Brussels is definitely a city of the world. It is the capital of Belgium, as well as the de facto capital of the European Union (EU). Following the end of World War II, Brussels became a center for international politics. The city is home to many international organizations, politicians, diplomats, and civil servants including the North Atlantic Treaty Organization (NATO), European Commission, Council of the European Union, and the European Council. Brussels is also known for being at the crossroads of two cultures of Europe: the Germanic and the Romantic. Historically, Brussels was a small fortress town, but has now grown to a city with 1.8 million inhabitants that only solidify its reputation as a "melting pot."
- Main Industries: Chemicals, Pharmaceuticals, Refining, Steel, Transportation, Textiles
- Popular Destinations: Atomium, Grand Palace, Manneken Pis, Royal Museum of Fine Art, Town Square
- Cost of Living: EU500 - EU700, depending on location
- Visa: Temporary residency visa
Although Brussels is mainly known for its political background, there are also internships in almost any career field that you can think of.
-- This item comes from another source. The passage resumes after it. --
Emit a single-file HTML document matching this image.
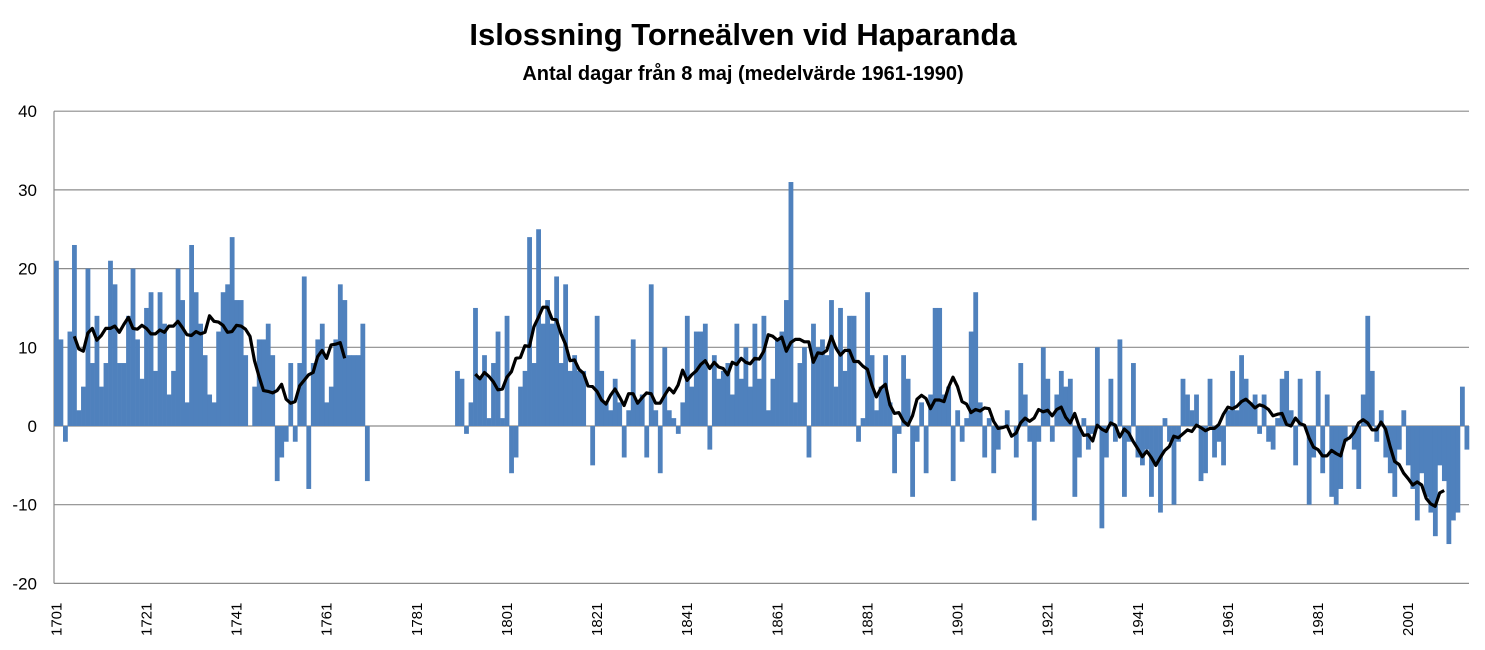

- Banking and Finance: The majority of Belgian banks are based in Brussels, and a few international ones as well. If you're pursuing a career in finance, or just want to learn more about the industry, interning in Brussels is a great way to get started. You will be learning from banks that are truly invested in ensuring that all their clients are treated honestly, fairly and professionally.
- Journalism and Media: Brussels is also the media home of Belgium. Whether your career goals lie in broadcast journalism, internet, newspapers, public relations, advertising, or radio, you will find an internship that will help you gain international work experience and stand out in a job search. There are plenty of French-language, Dutch-language, and English-language media outlets and companies in Belgium. Your internship opportunities will definitely depend on your language skills!
- Politics: For interns interested in learning about global politics, there is no better place to gain experience than Brussels. There are many opportunities for political internships in Brussels in various organizations and groups. You could find yourself working at the European Parliament, NGOs, pressure groups, the Belgian federal government, lobby groups, research institutions, or think tanks. One thing's for sure; with all the buzzing political activity that comes out of Brussels on a daily basis, there will never be a dull moment.
When and Where to Look for an Internship:
Since Brussels is the center of much international activity, internships can be found almost any time of the year. Most internships are located in the boroughs of Bruxelles, Ixelles-Elsene, and Uccle. You may want to consider choosing an internship based in different boroughs depending on your language skills, as some boroughs are more accommodating towards tourists and English-speakers.
Cost of Living in Brussels:
If you choose to live in the main borough of Brussels - Bruxelles - you will be looking at a higher cost of living. On average, rent for living in the center of Brussels will be about EU700 a month. On the other hand, living in a more residential suburb of Brussels such as Woluwe-Saint-Pierre or Woluwe-Saint-Lambert, will be about EU500 a month. For more information and specifics, visit Numbeo.
Work Culture in Brussels:
- Etiquette: Because there are so many different language and ethnic groups in Belgium, it is difficult to describe a specific culture in Brussels. Overall, family, egalitarianism, and appearances are quite important to the residents of Brussels. The business culture in Brussels is generally quite formal. Handshakes are common as greetings; as you get to know the other person more you may replace a handshake with three kisses on the cheek or in the air. However, men never kiss other men - you will always shake hands. Finally, make sure you use your best manners and are somewhat subtle in the work environment.
- Language: The three official languages of Belgium are French, Dutch, and German. In Brussels, the majority language is French. There are also some boroughs of Brussels that are more prone to speaking Dutch. You will need an intermediate level of French to get around Brussels.
- Networking: Since there are so many expats and visitors in Brussels, there are many networking organizations for English-speakers. Examples include The Network Brussels, British Brussels Network, and Young Professionals in Foreign Policy.
Work and Labor Laws in Brussels
Although an internship (or a "stage" as it would be called in Brussels) is a popular option for students in Belgium, there are no specific laws regarding interns. There are also no specific protections in place for interns in Brussels. However, be sure to obtain an employment contract between you and your employer at the start of your internship.
Why Intern in Brussels?
Brussels isn't the top destination for foreigners yet, but its merits are growing. Interning in Brussels is a once in a lifetime opportunity. The city is well on its way to becoming a hotspot for students and interns from abroad.